Little things mean a lot when facing off against cybercriminals. Even if you have excellent security tools in place, hackers can chisel their way through tiny cracks arising as a result of employee carelessness or general lack of awareness. The only way to stop employees from letting these “little things” slip through and cause big data breaches is through training. Cyberdefense training needs to crisscross the company, too, so everyone from the CEO to the front desk clerk understands the risks and knows how to avoid them.
Here are some items you should build into your smartphone security and IT protection training programs to fully educate your users and clear up all those little things:
5 ways to boost your smartphone security
Roughly three-quarters of Americans have smartphones, and many employees use them when conducting company business. You should aim to balance productivity with security by advising employees of company protocols to safeguard data transmissions, which can include the following actions:
- Lock smartphones to protect sensitive information should the phones be lost, stolen, or left unattended.
- Set passwords with at least six digits. These are harder to crack when hackers try to break in using brute force (e.g., tapping in random keys until they hit the right sequence), and they will be locked out of the device after a few tries.
- Use facial recognition scanners, if available. WIRED hired a Hollywood face-caster and makeup artist and spent thousands of dollars trying to crack Apple’s Face ID security feature—and failed.
- Limit the number of apps allowed on employee devices. The more lines of code on a smartphone, the greater the risk of a security bug.
- Be proactive and install software updates as soon as they’re available. No user enjoys updating for security patches—and hackers know this fact. They will often exploit vulnerabilities that have already been patched; it’s less work on their part, and chance are, one user was too lazy to download the update. It only takes one weak link to bring down a business.
Ramp up your mobile device IT protection
Security teams are in a battle of wits against increasingly cunning cybercriminals, and with a growing attack surface to defend, it’s more important than ever to teach your employees about stronger mobile device security to reduce your organization’s risk of a data breach.
Allowing employees to bring their own devices to the workplace can make life easier for workers and increase productivity, but traditional security measures are hard to put in place to protect data on these unmanaged devices.
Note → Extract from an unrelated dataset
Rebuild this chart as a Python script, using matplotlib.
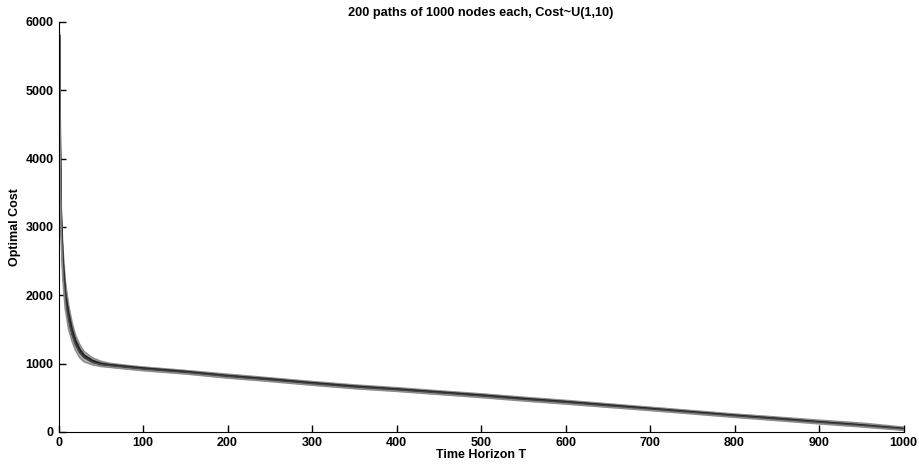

To combat this fact, develop some comprehensive bring your own device (BYOD) policies with your IT team, and give your employees clear direction about what they can bring into the office and install on their BYOD devices. This should also extend to the apps they download to their devices and their permissions to access company data while on the go.
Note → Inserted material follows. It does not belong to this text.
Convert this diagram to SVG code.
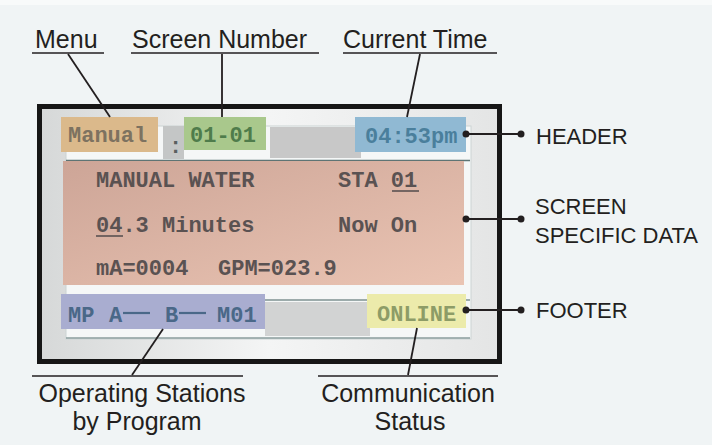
<svg xmlns="http://www.w3.org/2000/svg" width="712" height="445" viewBox="0 0 712 445">
<defs>
<linearGradient id="frameFill" x1="0" y1="0" x2="1" y2="0">
<stop offset="0" stop-color="#d6d8d8"/>
<stop offset="0.5" stop-color="#f4f5f5"/>
<stop offset="1" stop-color="#e4e5e5"/>
</linearGradient>
<linearGradient id="pinkFill" x1="0" y1="0" x2="1" y2="1">
<stop offset="0" stop-color="#cda597"/>
<stop offset="1" stop-color="#eac4b3"/>
</linearGradient>
<style>
.lbl{font-family:"Liberation Sans",Arial,sans-serif;font-size:25px;fill:#231f20}
.side{font-family:"Liberation Sans",Arial,sans-serif;font-size:22px;fill:#231f20}
.lcd{font-family:"Liberation Mono","DejaVu Sans Mono",monospace;font-size:22px;font-weight:bold}
.ln{stroke:#231f20;stroke-width:1.8;fill:none}
.ul{stroke:#231f20;stroke-width:1.6;fill:none}
.dot{fill:#231f20}
</style>
</defs>
<rect x="0" y="0" width="712" height="445" fill="#f0f4f5"/>
<rect x="0" y="0" width="712" height="5" fill="#f8fafa"/>

<g id="screen">
<rect x="39.5" y="106.5" width="460" height="255" fill="url(#frameFill)" stroke="#161616" stroke-width="5"/>
<rect x="66" y="126" width="405" height="213" fill="#f5f7f7" stroke="#ccd4d4" stroke-width="1"/>
<rect x="163" y="126" width="21" height="33" fill="#c4c6c6"/>
<rect x="270" y="127" width="91" height="31" fill="#c8c8c8"/>
<line x1="66" y1="160.5" x2="470" y2="160.5" stroke="#5e7474" stroke-width="1.5"/>
<line x1="66" y1="300" x2="470" y2="300" stroke="#7e9292" stroke-width="1.5"/>
<rect x="265" y="302" width="105" height="34" fill="#d2d3d3"/>
<line x1="66" y1="338" x2="470" y2="338" stroke="#8a9c9c" stroke-width="1.5"/>
<text x="169" y="153" class="lcd" fill="#5a6060" font-size="18">:</text>
</g>

<g id="menu-box">
<rect x="61" y="117" width="97" height="35" fill="#dbb98b"/>
<text x="68" y="142" class="lcd" fill="#7d7260">Manual</text>
</g>
<g id="screen-number-box">
<rect x="184" y="117" width="82" height="33" fill="#a9c88c"/>
<text x="190" y="142" class="lcd" fill="#4f7c4b">01-01</text>
</g>
<g id="time-box">
<rect x="355" y="117" width="111" height="35" fill="#90b9d3"/>
<text x="365" y="143" class="lcd" fill="#4a7f9c">04:53pm</text>
</g>

<g id="data-area">
<rect x="63" y="161" width="401" height="124" fill="url(#pinkFill)"/>
<g class="lcd" fill="#5a5252">
<text x="96" y="187">MANUAL WATER</text>
<text x="338" y="187">STA 01</text>
<text x="96" y="232">04.3 Minutes</text>
<text x="338" y="232">Now On</text>
<text y="275"><tspan x="96">mA=0004</tspan><tspan x="218">GPM=023.9</tspan></text>
</g>
<line x1="392" y1="191" x2="419" y2="191" stroke="#5a5252" stroke-width="1.6"/>
<line x1="96" y1="236" x2="123" y2="236" stroke="#5a5252" stroke-width="1.6"/>
</g>

<g id="stations-box">
<rect x="61" y="294" width="204" height="35" fill="#a9add0"/>
<text y="322" class="lcd" fill="#4a6888"><tspan x="68">MP</tspan><tspan x="109">A</tspan><tspan x="165">B</tspan><tspan x="217">M01</tspan></text>
<line x1="123" y1="313" x2="150" y2="313" stroke="#4a6888" stroke-width="2.2"/>
<line x1="179" y1="313" x2="206" y2="313" stroke="#4a6888" stroke-width="2.2"/>
</g>
<g id="status-box">
<rect x="367" y="294" width="99" height="34" fill="#ecebab"/>
<text x="377" y="321" class="lcd" fill="#8d9c67">ONLINE</text>
</g>

<g id="label-menu"><text x="35" y="48" class="lbl">Menu</text></g>
<g id="label-screen-number"><text x="132" y="48" class="lbl">Screen Number</text></g>
<g id="label-current-time"><text x="343" y="48" class="lbl">Current Time</text></g>
<g id="label-header"><text x="536" y="144" class="side">HEADER</text></g>
<g id="label-data"><text x="535" y="214" class="side">SCREEN</text><text x="535" y="243" class="side">SPECIFIC DATA</text></g>
<g id="label-footer"><text x="536" y="318" class="side">FOOTER</text></g>
<g id="label-stations"><text x="142" y="402" class="lbl" text-anchor="middle">Operating Stations</text><text x="137" y="430" class="lbl" text-anchor="middle">by Program</text></g>
<g id="label-status"><text x="408" y="402" class="lbl" text-anchor="middle">Communication</text><text x="410" y="430" class="lbl" text-anchor="middle">Status</text></g>

<g id="connectors">
<line class="ul" x1="32" y1="53" x2="104" y2="53"/>
<line class="ln" x1="68" y1="54" x2="110" y2="117"/>
<line class="ul" x1="131" y1="53" x2="319" y2="53"/>
<line class="ln" x1="222" y1="54" x2="222" y2="117"/>
<line class="ul" x1="343" y1="53" x2="497" y2="53"/>
<line class="ln" x1="420" y1="54" x2="407" y2="117"/>
<line class="ln" x1="466" y1="134" x2="521" y2="134"/>
<circle class="dot" cx="466" cy="134" r="3.5"/><circle class="dot" cx="521" cy="134" r="3.5"/>
<line class="ln" x1="466" y1="219" x2="521" y2="219"/>
<circle class="dot" cx="466" cy="219" r="3.5"/><circle class="dot" cx="521" cy="219" r="3.5"/>
<line class="ln" x1="466" y1="310" x2="521" y2="310"/>
<circle class="dot" cx="466" cy="310" r="3.5"/><circle class="dot" cx="521" cy="310" r="3.5"/>
<line class="ln" x1="163" y1="329" x2="132" y2="375"/>
<line class="ul" x1="32" y1="376" x2="243" y2="376"/>
<line class="ln" x1="417" y1="328" x2="408" y2="375"/>
<line class="ul" x1="318" y1="376" x2="498" y2="376"/>
</g>
</svg>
Speaking of being on the go: sales reps, execs, and other employees who are often on the move may access their mobile devices in coffee shops, cafes, or airports. Make sure you warn these employees that public Wi-Fi and wireless networks are seldom secure—anyone who understands how hot spots work could see what your employees are doing on their devices and potentially steal sensitive information.
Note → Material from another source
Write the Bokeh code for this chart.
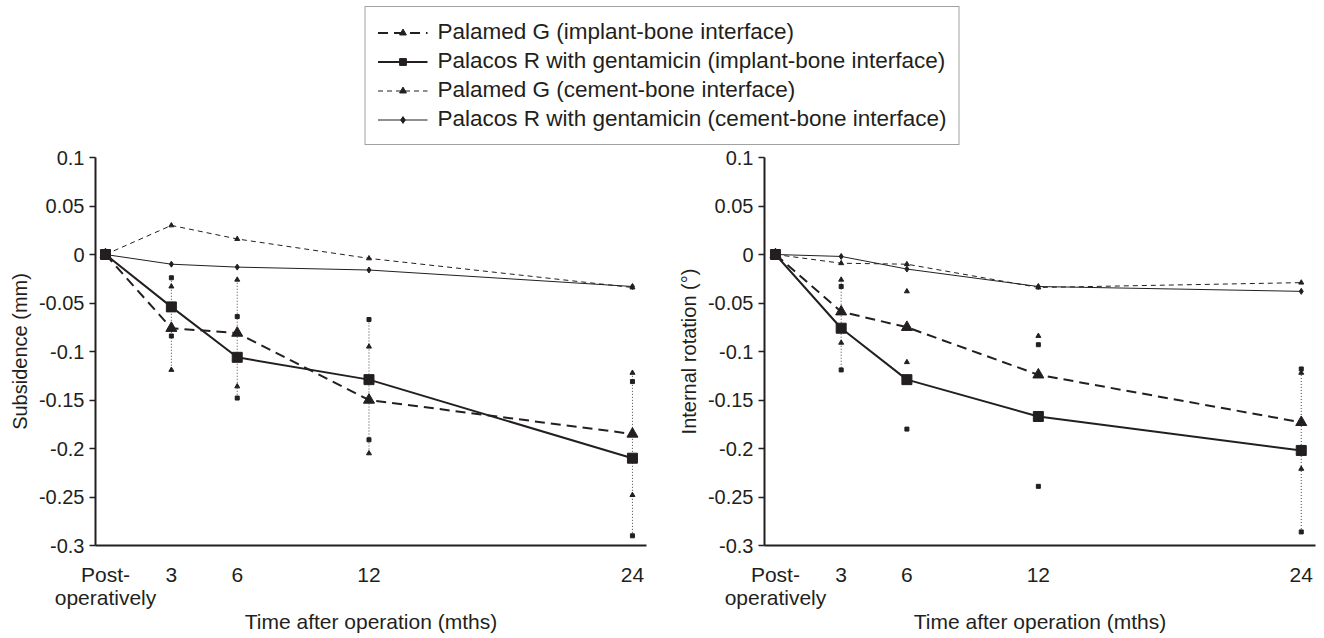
import math
from bokeh.plotting import figure
from bokeh.layouts import column, row
from bokeh.models import (Legend, LegendItem, FixedTicker, CustomJSTickFormatter,
                          Range1d)
from bokeh.embed import file_html
from bokeh.resources import INLINE

nan = float("nan")

# ---------------- data ----------------
months = [0, 3, 6, 12, 24]
x_tick_labels = ["Post-\noperatively", "3", "6", "12", "24"]
y_ticks = [0.1, 0.05, 0, -0.05, -0.1, -0.15, -0.2, -0.25, -0.3]

series_labels = [
    "Palamed G (implant-bone interface)",
    "Palacos R with gentamicin (implant-bone interface)",
    "Palamed G (cement-bone interface)",
    "Palacos R with gentamicin (cement-bone interface)",
]

# Subsidence (mm)
sub_pg_implant = [0, -0.076, -0.081, -0.150, -0.185]
sub_pr_implant = [0, -0.054, -0.106, -0.129, -0.210]
sub_pg_cement = [0, 0.030, 0.016, -0.004, -0.034]
sub_pr_cement = [0, -0.010, -0.013, -0.016, -0.033]

err_months = [3, 6, 12, 24]
sub_pg_upper = [-0.033, -0.026, -0.095, -0.122]
sub_pg_lower = [-0.119, -0.136, -0.205, -0.248]
sub_pr_upper = [-0.024, -0.064, -0.067, -0.131]
sub_pr_lower = [-0.084, -0.148, -0.191, -0.290]
sub_dotted = [True, True, True, True]

# Internal rotation (deg)
rot_pg_implant = [0, -0.059, -0.075, -0.124, -0.173]
rot_pr_implant = [0, -0.076, -0.129, -0.167, -0.202]
rot_pg_cement = [0, -0.009, -0.010, -0.034, -0.029]
rot_pr_cement = [0, -0.002, -0.015, -0.033, -0.038]

rot_pg_upper = [-0.026, -0.038, -0.084, -0.122]
rot_pg_lower = [-0.091, -0.111, nan, -0.221]
rot_pr_upper = [-0.033, nan, -0.093, -0.118]
rot_pr_lower = [-0.119, -0.180, -0.239, -0.286]
rot_dotted = [True, False, False, True]

INK = "#231f20"
FONT = "Liberation Sans"


def style_line(kind):
    if kind == "pg_i":
        return dict(line_width=2, line_dash="10 6")
    if kind == "pr_i":
        return dict(line_width=2)
    if kind == "pg_c":
        return dict(line_width=1, line_dash="5 4")
    return dict(line_width=1)


def style_marker(kind):
    if kind == "pg_i":
        return dict(marker="triangle", size=11)
    if kind == "pr_i":
        return dict(marker="square", size=10)
    if kind == "pg_c":
        return dict(marker="triangle", size=5)
    return dict(marker="diamond", size=6)


PLOT_H = 491


def make_panel(y_title, pg_i, pr_i, pg_c, pr_c, pg_up, pg_lo, pr_up, pr_lo,
               dotted, width, b_left, b_right, x_start, x_end):
    p = figure(width=width, height=PLOT_H, output_backend="svg", toolbar_location=None,
               x_range=Range1d(x_start, x_end), y_range=Range1d(-0.3, 0.1),
               min_border_left=b_left, min_border_right=b_right,
               min_border_top=10, min_border_bottom=93)
    p.grid.visible = False
    p.outline_line_color = None

    # dotted spread lines
    seg_x, seg_top, seg_bot = [], [], []
    for m, a, b, c, d, show in zip(err_months, pg_up, pg_lo, pr_up, pr_lo, dotted):
        if not show:
            continue
        vals = [v for v in (a, b, c, d) if not math.isnan(v)]
        seg_x.append(m)
        seg_top.append(max(vals))
        seg_bot.append(min(vals))
    p.segment(x0=seg_x, y0=seg_top, x1=seg_x, y1=seg_bot,
              line_color="#444444", line_width=1, line_dash="1 2")

    # spread end markers
    p.scatter(err_months, pg_up, marker="triangle", size=5, color=INK)
    p.scatter(err_months, pg_lo, marker="triangle", size=5, color=INK)
    p.scatter(err_months, pr_up, marker="square", size=4, color=INK)
    p.scatter(err_months, pr_lo, marker="square", size=4, color=INK)

    for vals, kind in ((pg_c, "pg_c"), (pr_c, "pr_c"), (pg_i, "pg_i"), (pr_i, "pr_i")):
        p.line(months, vals, line_color=INK, **style_line(kind))
        p.scatter(months, vals, color=INK, **style_marker(kind))

    # y axis
    ya = p.yaxis[0]
    ya.ticker = FixedTicker(ticks=y_ticks)
    ya.formatter = CustomJSTickFormatter(code="return Number(tick.toFixed(2)).toString();")
    ya.axis_line_color = INK
    ya.axis_line_width = 2
    ya.major_tick_line_color = INK
    ya.major_tick_line_width = 1.5
    ya.major_tick_out = 6
    ya.major_tick_in = 0
    ya.minor_tick_line_color = None
    ya.major_label_text_font = FONT
    ya.major_label_text_font_size = "20px"
    ya.major_label_text_color = INK
    ya.major_label_standoff = 5
    ya.axis_label = y_title
    ya.axis_label_text_font = FONT
    ya.axis_label_text_font_size = "20px"
    ya.axis_label_text_font_style = "normal"
    ya.axis_label_text_color = INK
    ya.axis_label_standoff = 5

    # x axis
    xa = p.xaxis[0]
    xa.ticker = FixedTicker(ticks=months)
    xa.major_label_overrides = {m: lab for m, lab in zip(months, x_tick_labels)}
    xa.axis_line_color = INK
    xa.axis_line_width = 2
    xa.major_tick_line_color = None
    xa.major_tick_out = 0
    xa.major_tick_in = 0
    xa.minor_tick_line_color = None
    xa.major_label_text_font = FONT
    xa.major_label_text_font_size = "21px"
    xa.major_label_text_line_height = 1.0
    xa.major_label_text_color = INK
    xa.major_label_standoff = 17
    xa.axis_label = "Time after operation (mths)"
    xa.axis_label_text_font = FONT
    xa.axis_label_text_font_size = "21px"
    xa.axis_label_text_font_style = "normal"
    xa.axis_label_text_color = INK
    xa.axis_label_standoff = -2
    return p


p1 = make_panel("Subsidence (mm)", sub_pg_implant, sub_pr_implant, sub_pg_cement,
                sub_pr_cement, sub_pg_upper, sub_pg_lower, sub_pr_upper, sub_pr_lower,
                sub_dotted, 655, 95, 9, -0.455, 24.64)
p2 = make_panel("Internal rotation (\u00b0)", rot_pg_implant, rot_pr_implant, rot_pg_cement,
                rot_pr_cement, rot_pg_upper, rot_pg_lower, rot_pr_upper, rot_pr_lower,
                rot_dotted, 669, 109, 9, -0.5, 24.65)

# ---------------- legend strip ----------------
# legend renderers draw the subsidence series outside this strip's visible range
lf = figure(width=1324, height=638 - PLOT_H, output_backend="svg", toolbar_location=None,
            x_range=Range1d(1000, 1001), y_range=Range1d(1000, 1001), min_border=0)
lf.axis.visible = False
lf.grid.visible = False
lf.outline_line_color = None

items = []
for lab, kind, vals in zip(series_labels, ("pg_i", "pr_i", "pg_c", "pr_c"),
                           (sub_pg_implant, sub_pr_implant, sub_pg_cement, sub_pr_cement)):
    lr = lf.line(months, vals, line_color=INK, **style_line(kind))
    sr = lf.scatter(months, vals, color=INK, **style_marker(kind))
    items.append(LegendItem(label=lab, renderers=[lr, sr]))

legend = Legend(items=items, location="top_center", margin=6, padding=12,
                spacing=3, glyph_width=50, glyph_height=17, label_height=26,
                label_standoff=10, border_line_color="#444444", border_line_width=1.5,
                label_text_font=FONT, label_text_font_size="22.5px",
                label_text_color=INK, background_fill_alpha=1.0)
lf.add_layout(legend)

layout = column(lf, row(p1, p2, spacing=0), spacing=0)

open("out.html", "w").write(file_html(layout, INLINE))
Watch out for your other endpoints, too
Smartphones and mobile devices aren’t the only endpoint devices at risk—make sure you’re keeping an eye on every device connected to your network. Printers, for instance, are a common entry point for hackers, primarily because many companies don’t recognize unsecured printers’ hidden risks.
Understanding the vulnerabilities of unsecured printers will help you prevent the loss of valuable company data. You can take a printer security self-assessment to determine if your printers are vulnerable to attack and then defend your network with printers that are always on guard. Such printers can detect attacks, prevent them, and even self-heal automatically if a hacker gets in.
Incorporating these little things into your training can significantly cut the odds of cybercriminals infiltrating your business. If you get your whole team to pay attention to smartphone security and other endpoint device security, you’ll fill in the cracks hackers would otherwise have used to access your network.